ROS: The Robot Operating System
With a Pi installed in the head of Marty providing a substantial boost to computational power, more advanced features can be implemented. One of the best ways to leverage this extra power is through the use of the Robot Operating System - ROS. You can take advantage of the vibrant community and ecosystem that exists to learn about robots and how to develop cool applications for them.
Okay, great, but what exactly is ROS?
In essence, ROS is a flexible framework that aims to ease the development of creating robot software. It’s a pseudo operating system consisting of a wide range of software tools and libraries that make life a little easier for robotics developers. One of it’s main strengths is the open-source nature of the framework. This was intentionally designed in order to promote collaboration between groups, capitalise on their strengths and build on each other’s work, with the end result being more robust and effective robot software.

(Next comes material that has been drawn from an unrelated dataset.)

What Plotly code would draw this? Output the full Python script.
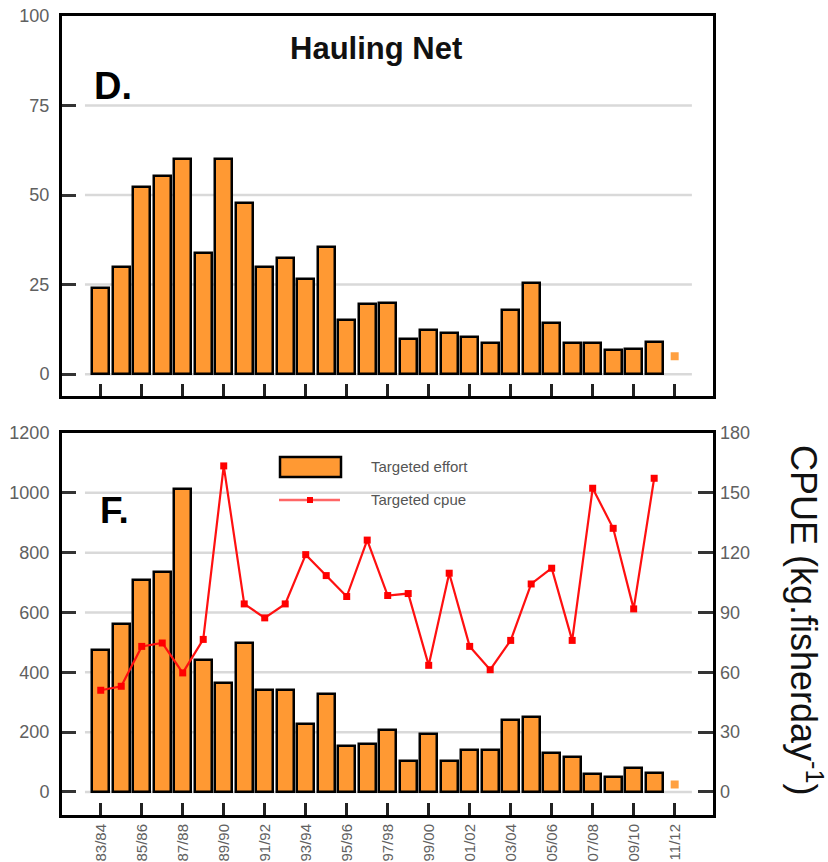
import plotly.graph_objects as go

# Fishing seasons (x categories)
seasons = ["83/84", "84/85", "85/86", "86/87", "87/88", "88/89", "89/90", "90/91",
           "91/92", "92/93", "93/94", "94/95", "95/96", "96/97", "97/98", "98/99",
           "99/00", "00/01", "01/02", "02/03", "03/04", "04/05", "05/06", "06/07",
           "07/08", "08/09", "09/10", "10/11", "11/12"]

# Panel D: hauling net effort, 83/84 .. 10/11
hauling_effort = [24, 30, 52.3, 55.4, 60.2, 33.9, 60, 47.7, 29.8, 32.3, 26.7, 35.6,
                  15.1, 19.7, 19.9, 9.7, 12.3, 11.4, 10.4, 8.6, 17.9, 25.5, 14.3,
                  8.6, 8.6, 6.7, 6.9, 9.0]
hauling_partial = [5]          # 11/12 partial season

# Panel F: targeted effort (left axis) and targeted CPUE (right axis)
targeted_effort = [473, 562, 710, 734, 1012, 440, 364, 499, 340, 340, 226, 329,
                   153, 159, 207, 103, 195, 104, 140, 140, 240, 249, 129, 118,
                   60, 49, 81, 62]
targeted_partial = [25]        # 11/12 partial season
targeted_cpue = [51, 53, 73, 74.7, 59.7, 76.5, 163.5, 94.3, 87.3, 94.3, 119, 108.5,
                 98, 126.3, 98.5, 99.5, 63.5, 109.7, 73, 61.3, 76, 104.3, 112.2,
                 76, 152.3, 132.2, 91.8, 157.3]

# Axis ticks
d_ticks = [0, 25, 50, 75, 100]
d_grid = [0, 25, 50, 75]
d_minor = [0, 10, 20, 30, 40, 50, 60, 70, 80, 90, 100]
f_ticks = [0, 200, 400, 600, 800, 1000, 1200]
f_grid = [0, 200, 400, 600, 800, 1000]
cpue_ticks = [0, 30, 60, 90, 120, 150, 180]
x_label_idx = list(range(0, len(seasons), 2))

W, H = 828, 862
FONT = "Liberation Sans, Arial, sans-serif"
ORANGE = "#FF9933"
TICK_FONT = dict(family=FONT, size=18, color="#606060")
XTICK_FONT = dict(family=FONT, size=15, color="#606060")

x_pos = list(range(len(seasons)))
n_full = len(hauling_effort)

fig = go.Figure()

# ---- Panel D ----
fig.add_trace(go.Bar(x=x_pos[:n_full], y=hauling_effort, width=0.82,
                     marker=dict(color=ORANGE, line=dict(color="black", width=2.5)),
                     xaxis="x", yaxis="y", showlegend=False))
fig.add_trace(go.Scatter(x=x_pos[n_full:], y=hauling_partial, mode="markers",
                         marker=dict(symbol="square", size=8, color="#FFA040"),
                         xaxis="x", yaxis="y", showlegend=False))

# ---- Panel F ----
fig.add_trace(go.Bar(x=x_pos[:n_full], y=targeted_effort, width=0.82,
                     marker=dict(color=ORANGE, line=dict(color="black", width=2.5)),
                     xaxis="x2", yaxis="y3", showlegend=False))
fig.add_trace(go.Scatter(x=x_pos[n_full:], y=targeted_partial, mode="markers",
                         marker=dict(symbol="square", size=8, color="#FFA040"),
                         xaxis="x2", yaxis="y3", showlegend=False))
fig.add_trace(go.Scatter(x=x_pos[:len(targeted_cpue)], y=targeted_cpue,
                         mode="lines+markers",
                         line=dict(color="#FF1010", width=2.2),
                         marker=dict(symbol="square", size=7, color="#FF0000"),
                         xaxis="x2", yaxis="y4", showlegend=False))

xdom = [62 / W, 713 / W]
d_dom = [1 - 396 / H, 1 - 16 / H]
f_dom = [1 - 815 / H, 1 - 433 / H]
x_range = [-1.89, 29.87]

frame = dict(showline=True, linecolor="black", linewidth=3, mirror=True,
             showgrid=False, zeroline=False, automargin=False)

fig.update_layout(
    width=W, height=H, margin=dict(l=0, r=0, t=0, b=0),
    paper_bgcolor="white", plot_bgcolor="white",
    bargap=0, showlegend=False,
    xaxis=dict(domain=xdom, range=x_range, anchor="y", **frame,
               ticks="inside", ticklen=12, tickwidth=2.5, tickcolor="#222",
               tickvals=x_label_idx, showticklabels=False),
    yaxis=dict(domain=d_dom, range=[-6.1, 100], anchor="x", **frame,
               ticks="inside", ticklen=14, tickwidth=3, tickcolor="#333",
               tickvals=d_ticks, tickfont=TICK_FONT, ticklabelstandoff=6),
    yaxis2=dict(domain=d_dom, range=[-6.1, 100], overlaying="y", side="right",
                anchor="x", showline=False, showgrid=False, zeroline=False,
                automargin=False,
                ticks="inside", ticklen=13, tickwidth=3, tickcolor="#333",
                tickvals=d_minor, showticklabels=False),
    xaxis2=dict(domain=xdom, range=x_range, anchor="y3", **frame,
                ticks="inside", ticklen=12, tickwidth=2.5, tickcolor="#222",
                tickvals=x_label_idx,
                ticktext=[seasons[i] for i in x_label_idx],
                tickangle=-90, tickfont=XTICK_FONT, ticklabelstandoff=0),
    yaxis3=dict(domain=f_dom, range=[-77, 1200], anchor="x2", **frame,
                ticks="inside", ticklen=14, tickwidth=3, tickcolor="#333",
                tickvals=f_ticks, tickfont=TICK_FONT, ticklabelstandoff=6),
    yaxis4=dict(domain=f_dom, range=[-11.55, 180], overlaying="y3", side="right",
                anchor="x2", showline=False, showgrid=False, zeroline=False,
                automargin=False,
                ticks="inside", ticklen=15, tickwidth=3, tickcolor="#333",
                tickvals=cpue_ticks, tickfont=TICK_FONT, ticklabelstandoff=6),
)

# Light horizontal gridlines, inset from the frame
shapes = []
for v in d_grid:
    shapes.append(dict(type="line", xref="x", yref="y", x0=-0.77, x1=28.84,
                       y0=v, y1=v, line=dict(color="#d9d9d9", width=2.5),
                       layer="below"))
for v in f_grid:
    shapes.append(dict(type="line", xref="x2", yref="y3", x0=-0.77, x1=28.84,
                       y0=v, y1=v, line=dict(color="#d9d9d9", width=2.5),
                       layer="below"))

# Legend for panel F
shapes.append(dict(type="rect", xref="paper", yref="paper",
                   x0=280 / W, x1=341 / W, y0=1 - 477 / H, y1=1 - 457 / H,
                   fillcolor=ORANGE, line=dict(color="black", width=2.5)))
shapes.append(dict(type="line", xref="paper", yref="paper",
                   x0=279 / W, x1=340 / W, y0=1 - 500 / H, y1=1 - 500 / H,
                   line=dict(color="#FF6666", width=2.5)))
shapes.append(dict(type="rect", xref="paper", yref="paper",
                   x0=307 / W, x1=313 / W, y0=1 - 503 / H, y1=1 - 497 / H,
                   fillcolor="#FF0000", line=dict(width=0)))
fig.update_layout(shapes=shapes)


def note(text, x, y, size, color, bold=False, xanchor="center", angle=0):
    return dict(text=f"<b>{text}</b>" if bold else text,
                x=x / W, y=1 - y / H, xref="paper", yref="paper",
                xanchor=xanchor, yanchor="middle", textangle=angle,
                showarrow=False, font=dict(family=FONT, size=size, color=color))


annotations = [
    note("Hauling Net", 376, 48, 31, "#111", bold=True),
    note("D.", 113, 86, 38, "black", bold=True),
    note("F.", 114, 510, 37, "black", bold=True),
    note("Targeted effort", 369, 466, 15, "#555", xanchor="left"),
    note("Targeted cpue", 369, 499, 15, "#555", xanchor="left"),
    note("CPUE (kg.fisherday<sup>-1</sup>)", 806, 620, 36, "#111", angle=90),
]
fig.update_layout(annotations=annotations)

fig.write_html("out.html")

As such, individuals or groups can create their own tools and libraries and publish them for use by the wider ROS community. This modularity makes life a little easier for budding roboticists (which you most likely are if you’re reading this) as it allows you to use as much or as little of ROS as you’d like, picking and choosing what suits your particular application best.
And how does it work?
Let’s cover the basics of ROS, first.
Underpinning ROS is the concept of distributed computing, and ROS itself is a kind of peer-to-peer distributed system. A ROS system - in this case not neccessarily a single machine - is a network comprising of independent nodes (synonymous with processes) that communicate with each other by passing messages, using a publisher and subscriber model. A node can essentially broadcast its data over a named bus - called a topic - to be picked up by any other node that is interested in that data. For example, a camera node can publish a stream of images, which can be picked up by another node that handles some kind of processing using the images. There is no limit to the number of subscribers a topic can have, or whether the node is even on the same machine (or architecture!).
This distributed model is really handy, and can easily span devices and operating systems. Using Marty as an example, the Rick (an Arduino based board) communicates with the Pi through serial communication, using rosserial.
I think I’m starting to get it…
Don’t worry if this isn’t making complete sense for now. Let’s visualise it. We’ll use Marty’s face tracker as an example.
It’s a simplified view, but relatively accurate. Let’s break down what’s going on here.
Governing everything, is the ROS Master. This node is crucial to the running of a ROS system, and its role is to handle the naming and registration of the other nodes in the system. It keeps an eye on the various publishers, subscribers and services that are running over the entire system. Once a node registers with the Master, it can then communicate with any other node that has registered with the Master.
Next, is the
raspicam_node. This is the node that gets images from the Raspberry Pi camera and publishes it over the
This data is then read by the
face_tracker node by subscribing to the
/marty/camera/image topic, and this node handles the image processing (such as detecting faces, eyes and smiles). Once this has been completed, this node publishes the processed images (
/marty/face_tracking/faces, for example) as well as the co-ordinate data of the detected features within the image frame (
/marty/face_tracking/faces_centroid, for example).
Also shown is the method of visualisation, the output of which, in this case, is simply a rectangle drawn over any detected features. This is performed on the laptop that is used in this ROS system and is achieved through running an instance of
rqt_image_view on the laptop and subscribing to a video output of the
face_tracker node. The
Terminal here is simply a command line prompt that has been told to subscribe to the
/marty/face_tracking/faces_centroid topic and prints the output.
It’s a relatively simple example, but illustrates the structure of a typical ROS application.
Worthy of note is the previously mentioned modularity of ROS. It doesn’t neccessarily have to be an on board camera that the
face_tracker node receives images from, it could just as easily be a camera on the network (so long as the subscribed topic name is the same of course). Also, expanding or utilising data from this node is straight forward, simply subscribe to the relevant topic in your application and you have the data. For example, you could have a script that subscribes to the co-ordinate data from the
/marty/face_tracking/faces_centroid topic and make Marty move to track your face. Try it and show us, we’d love to see!
Cool! So where do I start?
Now that the basics have been explained, diving into practical examples is next.
The official Marty Pi image already has a version of ROS installed, so you can bypass the pain that is installing ROS from source.
Before you dive in though, it is highly recommended to install ROS on another computer. This will speed up your development and just make life that much easier. Also, when it comes to developing robot applications, Linux is king, so it is also virtually a requirement to use an OS like Ubuntu. It’s one of the most widespread Linux distros and is officially supported by ROS, here’s the official install tutorial. There exists versions of ROS that can “run” on Windows and OSX, but these are still experimental, buggy and not recommended.
Once you have Ubuntu and ROS installed on a computer of your choice, my advice is to get your bearings first and follow the official ROS tutorials. These will get you familiar with the beginner level stuff that’s neccesary to get Marty to do cool things.